**** Given material

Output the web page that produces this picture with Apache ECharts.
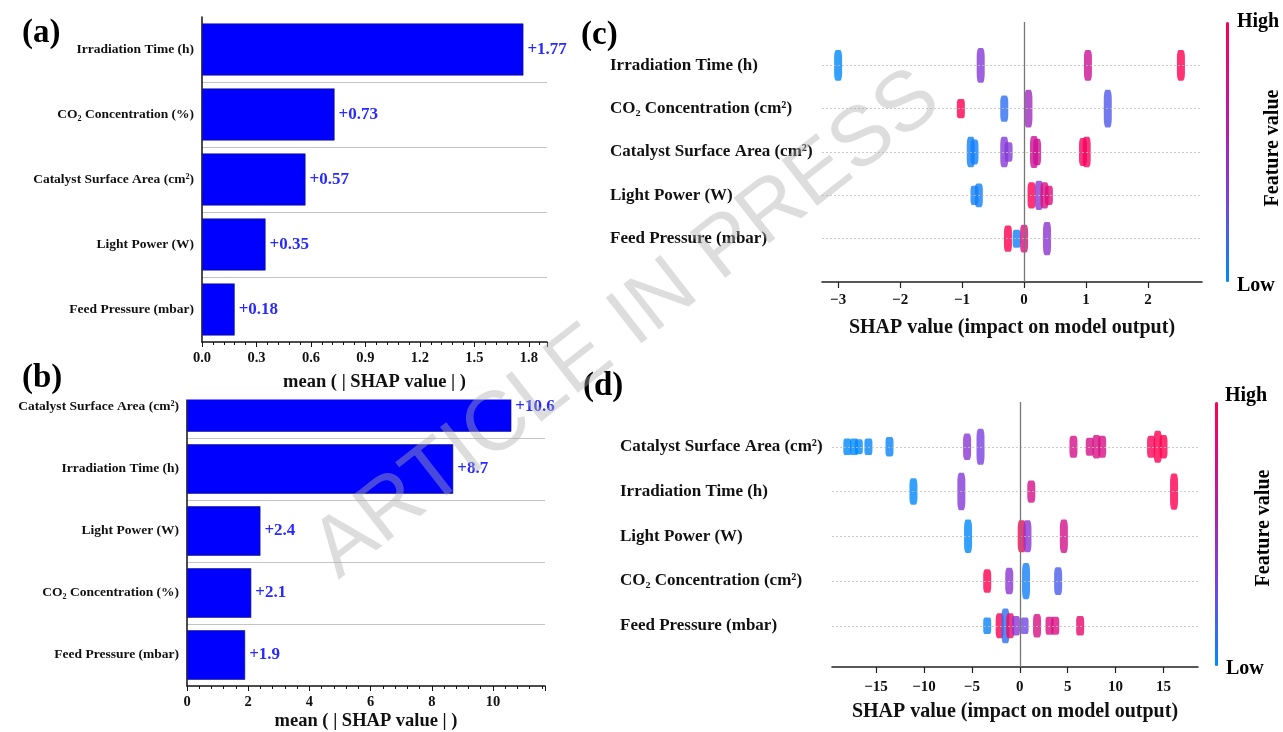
<!DOCTYPE html>
<html>
<head>
<meta charset="utf-8">
<title>SHAP feature importance</title>
<script src="https://cdn.jsdelivr.net/npm/echarts@6/dist/echarts.min.js"></script>
<style>
html, body { margin: 0; padding: 0; background: #fff; }
#chart { width: 1283px; height: 732px; }
</style>
</head>
<body>
<div id="chart"></div>
<script>
// (a) mean |SHAP| bars
const featuresA = ['Irradiation Time (h)', 'CO\u2082 Concentration (%)', 'Catalyst Surface Area (cm\u00b2)', 'Light Power (W)', 'Feed Pressure (mbar)']
const meanShapA = [1.77, 0.73, 0.57, 0.35, 0.18]

// (b) mean |SHAP| bars
const featuresB = ['Catalyst Surface Area (cm\u00b2)', 'Irradiation Time (h)', 'Light Power (W)', 'CO\u2082 Concentration (%)', 'Feed Pressure (mbar)']
const meanShapB = [10.6, 8.7, 2.4, 2.1, 1.9]

// (c) beeswarm clusters: [shap value, feature row, feature value 0..1, samples]
const featuresC = ['Irradiation Time (h)', 'CO\u2082 Concentration (cm\u00b2)', 'Catalyst Surface Area (cm\u00b2)', 'Light Power (W)', 'Feed Pressure (mbar)']
const clustersC = [
    [-3.0, 0, 0.0, 19], [-0.7, 0, 0.38, 22], [1.03, 0, 0.72, 19], [2.53, 0, 1.0, 19],
    [-1.02, 1, 1.0, 11], [-0.32, 1, 0.12, 16], [0.07, 1, 0.5, 24], [1.35, 1, 0.22, 24],
    [-0.86, 2, 0.05, 19], [-0.8, 2, 0.05, 15], [-0.32, 2, 0.38, 19], [-0.25, 2, 0.38, 11],
    [0.16, 2, 0.72, 20], [0.21, 2, 0.72, 16], [0.95, 2, 0.95, 17], [1.01, 2, 0.95, 19],
    [-0.8, 3, 0.05, 11], [-0.73, 3, 0.05, 14], [0.12, 3, 1.0, 16], [0.24, 3, 0.4, 18],
    [0.33, 3, 0.8, 16], [0.4, 3, 0.82, 11],
    [-0.26, 4, 1.0, 16], [-0.12, 4, 0.05, 10], [0.0, 4, 0.82, 17], [0.37, 4, 0.42, 21]
]
const ticksC = [-3, -2, -1, 0, 1, 2]

// (d) beeswarm clusters
const featuresD = ['Catalyst Surface Area (cm\u00b2)', 'Irradiation Time (h)', 'Light Power (W)', 'CO\u2082 Concentration (cm\u00b2)', 'Feed Pressure (mbar)']
const clustersD = [
    [-18.0, 0, 0.0, 9], [-17.3, 0, 0.0, 9], [-16.8, 0, 0.0, 8], [-15.8, 0, 0.02, 9], [-13.6, 0, 0.03, 11],
    [-5.5, 0, 0.4, 16], [-4.1, 0, 0.33, 23], [5.6, 0, 0.76, 13], [7.3, 0, 0.76, 10], [8.0, 0, 0.78, 14],
    [8.6, 0, 0.78, 13], [13.7, 0, 0.97, 13], [14.4, 0, 1.0, 20], [15.0, 0, 1.0, 14],
    [-11.1, 1, 0.0, 16], [-6.1, 1, 0.38, 24], [1.2, 1, 0.76, 13], [16.1, 1, 1.0, 23],
    [-5.4, 2, 0.0, 21], [0.2, 2, 1.0, 20], [0.8, 2, 0.42, 20], [4.6, 2, 0.76, 21],
    [-3.4, 3, 1.0, 14], [-1.1, 3, 0.42, 16], [0.65, 3, 0.05, 23], [4.0, 3, 0.2, 17],
    [-3.4, 4, 0.03, 9], [-2.1, 4, 1.0, 15], [-1.5, 4, 0.12, 22], [-1.0, 4, 0.9, 15], [-0.4, 4, 0.4, 11],
    [0.5, 4, 0.3, 9], [1.8, 4, 0.78, 14], [3.1, 4, 0.78, 10], [3.7, 4, 0.8, 10], [6.3, 4, 0.88, 11]
]
const ticksD = [-15, -10, -5, 0, 5, 10, 15]

const serif = '"Liberation Serif", "Times New Roman", serif'
const ink = '#111'
const shapColors = ['#008afb', '#7b3fe0', '#c2169f', '#ff0051']

const myChart = echarts.init(document.getElementById('chart'))

function minus(v) {
    return v < 0 ? '\u2212' + Math.abs(v) : String(v)
}

function barX(grid, max, interval, digits, nameGap, z) {
    return {
        type: 'value', gridIndex: grid, min: 0, max: max, interval: interval, z: z,
        axisLine: { show: true, onZero: false, lineStyle: { color: ink, width: 1.5 } },
        axisTick: { show: true, length: 5, lineStyle: { color: ink } },
        minorTick: { show: true, splitNumber: 5, length: 3, lineStyle: { color: ink } },
        splitLine: { show: false },
        axisLabel: {
            fontFamily: serif, fontWeight: 'bold', fontSize: 14.5, color: ink, margin: 9,
            showMaxLabel: false,
            formatter: v => v.toFixed(digits)
        },
        name: 'mean ( | SHAP value | )', nameLocation: 'middle', nameGap: nameGap,
        nameTextStyle: { fontFamily: serif, fontWeight: 'bold', fontSize: 18.5, color: ink }
    }
}

function barY(grid, names) {
    return {
        type: 'category', gridIndex: grid, data: names, inverse: true,
        axisLine: { lineStyle: { color: ink, width: 1.5 } },
        axisTick: { alignWithLabel: true, length: 5, lineStyle: { color: ink } },
        axisLabel: { fontFamily: serif, fontWeight: 'bold', fontSize: 13.5, color: ink, margin: 8 },
        splitLine: { show: true, showMinLine: false, showMaxLine: false, lineStyle: { color: '#c4c4c4', width: 1 } }
    }
}

function shapX(grid, min, max, ticks, margin, nameGap) {
    return {
        type: 'value', gridIndex: grid, min: min, max: max,
        axisLine: { show: true, onZero: false, lineStyle: { color: '#222', width: 1.6 } },
        axisTick: { show: true, customValues: ticks, length: 6, lineStyle: { color: '#222', width: 1.2 } },
        axisLabel: {
            customValues: ticks, formatter: minus, margin: margin,
            fontFamily: serif, fontWeight: 'bold', fontSize: 15, color: ink
        },
        splitLine: { show: false },
        name: 'SHAP value (impact on model output)', nameLocation: 'middle', nameGap: nameGap,
        nameTextStyle: { fontFamily: serif, fontWeight: 'bold', fontSize: 20, color: ink }
    }
}

function shapY(grid, names, max, margin) {
    return {
        type: 'value', gridIndex: grid, min: -1, max: max, inverse: true,
        axisLine: { show: false }, axisTick: { show: false }, splitLine: { show: false },
        axisLabel: {
            customValues: names.map((n, i) => i), formatter: v => names[v],
            align: 'left', margin: margin,
            fontFamily: serif, fontWeight: 'bold', fontSize: 17, color: ink
        }
    }
}

function swarm(index, clusters, names) {
    return {
        type: 'scatter', xAxisIndex: index, yAxisIndex: index,
        data: clusters,
        symbol: 'roundRect',
        symbolSize: d => [8, 4 + d[3] * 1.4],
        markLine: {
            silent: true, symbol: ['none', 'none'], label: { show: false },
            lineStyle: { color: '#bdbdbd', type: [2, 2], width: 0.8 },
            data: names.map((n, i) => ({ yAxis: i })).concat([
                { xAxis: 0, lineStyle: { color: '#777', type: 'solid', width: 1.3 } }
            ])
        }
    }
}

function txt(text, x, y, size, rotation, align) {
    return {
        type: 'text', x: x, y: y, z: 30, rotation: rotation || 0,
        style: {
            text: text, fill: '#000', align: align || 'left', verticalAlign: 'middle',
            font: 'bold ' + size + 'px ' + serif
        }
    }
}

let option = {
    animation: false,
    grid: [
        { left: 202, top: 17, width: 345, height: 325 },
        { left: 187, top: 376, width: 358, height: 310 },
        { left: 822, top: 22, width: 380, height: 260 },
        { left: 832, top: 402, width: 366, height: 265 }
    ],
    xAxis: [
        barX(0, 1.9, 0.3, 1, 31, 20),
        barX(1, 11.7, 2, 0, 26, 0),
        shapX(2, -3.26, 2.87, ticksC, 11, 36),
        shapX(3, -19.6, 18.6, ticksD, 13, 35)
    ],
    yAxis: [
        barY(0, featuresA),
        barY(1, featuresB),
        shapY(2, featuresC, 5, 212),
        shapY(3, featuresD, 4.92, 212)
    ],
    visualMap: [
        {
            type: 'continuous', seriesIndex: 2, dimension: 2, min: 0, max: 1,
            calculable: false, itemWidth: 3, itemHeight: 260, left: 1226, top: 22, padding: 0,
            inRange: { color: shapColors }
        },
        {
            type: 'continuous', seriesIndex: 3, dimension: 2, min: 0, max: 1,
            calculable: false, itemWidth: 3, itemHeight: 264, left: 1215, top: 402, padding: 0,
            inRange: { color: shapColors }
        }
    ],
    series: [
        {
            type: 'bar', xAxisIndex: 0, yAxisIndex: 0, data: meanShapA, barWidth: '80%',
            itemStyle: { color: '#0000ff', borderColor: '#1a1a60', borderWidth: 0.6 },
            label: {
                show: true, position: 'right', distance: 4, formatter: p => '+' + p.value,
                fontFamily: serif, fontWeight: 'bold', fontSize: 17, color: '#2a2aff'
            }
        },
        {
            type: 'bar', xAxisIndex: 1, yAxisIndex: 1, data: meanShapB, barWidth: '80%',
            itemStyle: { color: '#0000ff', borderColor: '#1a1a60', borderWidth: 0.6 },
            label: {
                show: true, position: 'right', distance: 4, formatter: p => '+' + p.value,
                fontFamily: serif, fontWeight: 'bold', fontSize: 17, color: '#2a2aff'
            }
        },
        swarm(2, clustersC, featuresC),
        swarm(3, clustersD, featuresD)
    ],
    graphic: [
        // top of panel (b) hidden under panel (a)
        { type: 'rect', z: 10, shape: { x: 184, y: 370, width: 380, height: 29.5 }, style: { fill: '#fff' } },
        txt('(a)', 22, 33, 33),
        txt('(b)', 22, 378, 33),
        txt('(c)', 581, 35, 33),
        txt('(d)', 583, 386, 33),
        txt('High', 1237, 22, 20),
        txt('Low', 1237, 286, 20),
        txt('Feature value', 1273, 148, 20, Math.PI / 2, 'center'),
        txt('High', 1225, 396, 20),
        txt('Low', 1226, 669, 20),
        txt('Feature value', 1264, 528, 20, Math.PI / 2, 'center'),
        {
            type: 'text', x: 627, y: 325, z: 100, rotation: 38 * Math.PI / 180,
            style: {
                text: 'ARTICLE IN PRESS', align: 'center', verticalAlign: 'middle',
                font: '84px "Liberation Sans", Arial, sans-serif', fill: 'rgba(175,175,175,0.42)'
            }
        }
    ]
}

myChart.setOption(option)
</script>
</body>
</html>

********

=== Goal of the exercise ===
Starting at the top of the listing above, reproduce each line up to and including the one with "const ticksC = [-3, -2, -1, 0, 1, 2]"; omit the pictures.

=== Full solution ===
Output the web page that produces this picture with Apache ECharts.
<!DOCTYPE html>
<html>
<head>
<meta charset="utf-8">
<title>SHAP feature importance</title>
<script src="https://cdn.jsdelivr.net/npm/echarts@6/dist/echarts.min.js"></script>
<style>
html, body { margin: 0; padding: 0; background: #fff; }
#chart { width: 1283px; height: 732px; }
</style>
</head>
<body>
<div id="chart"></div>
<script>
// (a) mean |SHAP| bars
const featuresA = ['Irradiation Time (h)', 'CO\u2082 Concentration (%)', 'Catalyst Surface Area (cm\u00b2)', 'Light Power (W)', 'Feed Pressure (mbar)']
const meanShapA = [1.77, 0.73, 0.57, 0.35, 0.18]

// (b) mean |SHAP| bars
const featuresB = ['Catalyst Surface Area (cm\u00b2)', 'Irradiation Time (h)', 'Light Power (W)', 'CO\u2082 Concentration (%)', 'Feed Pressure (mbar)']
const meanShapB = [10.6, 8.7, 2.4, 2.1, 1.9]

// (c) beeswarm clusters: [shap value, feature row, feature value 0..1, samples]
const featuresC = ['Irradiation Time (h)', 'CO\u2082 Concentration (cm\u00b2)', 'Catalyst Surface Area (cm\u00b2)', 'Light Power (W)', 'Feed Pressure (mbar)']
const clustersC = [
    [-3.0, 0, 0.0, 19], [-0.7, 0, 0.38, 22], [1.03, 0, 0.72, 19], [2.53, 0, 1.0, 19],
    [-1.02, 1, 1.0, 11], [-0.32, 1, 0.12, 16], [0.07, 1, 0.5, 24], [1.35, 1, 0.22, 24],
    [-0.86, 2, 0.05, 19], [-0.8, 2, 0.05, 15], [-0.32, 2, 0.38, 19], [-0.25, 2, 0.38, 11],
    [0.16, 2, 0.72, 20], [0.21, 2, 0.72, 16], [0.95, 2, 0.95, 17], [1.01, 2, 0.95, 19],
    [-0.8, 3, 0.05, 11], [-0.73, 3, 0.05, 14], [0.12, 3, 1.0, 16], [0.24, 3, 0.4, 18],
    [0.33, 3, 0.8, 16], [0.4, 3, 0.82, 11],
    [-0.26, 4, 1.0, 16], [-0.12, 4, 0.05, 10], [0.0, 4, 0.82, 17], [0.37, 4, 0.42, 21]
]
const ticksC = [-3, -2, -1, 0, 1, 2]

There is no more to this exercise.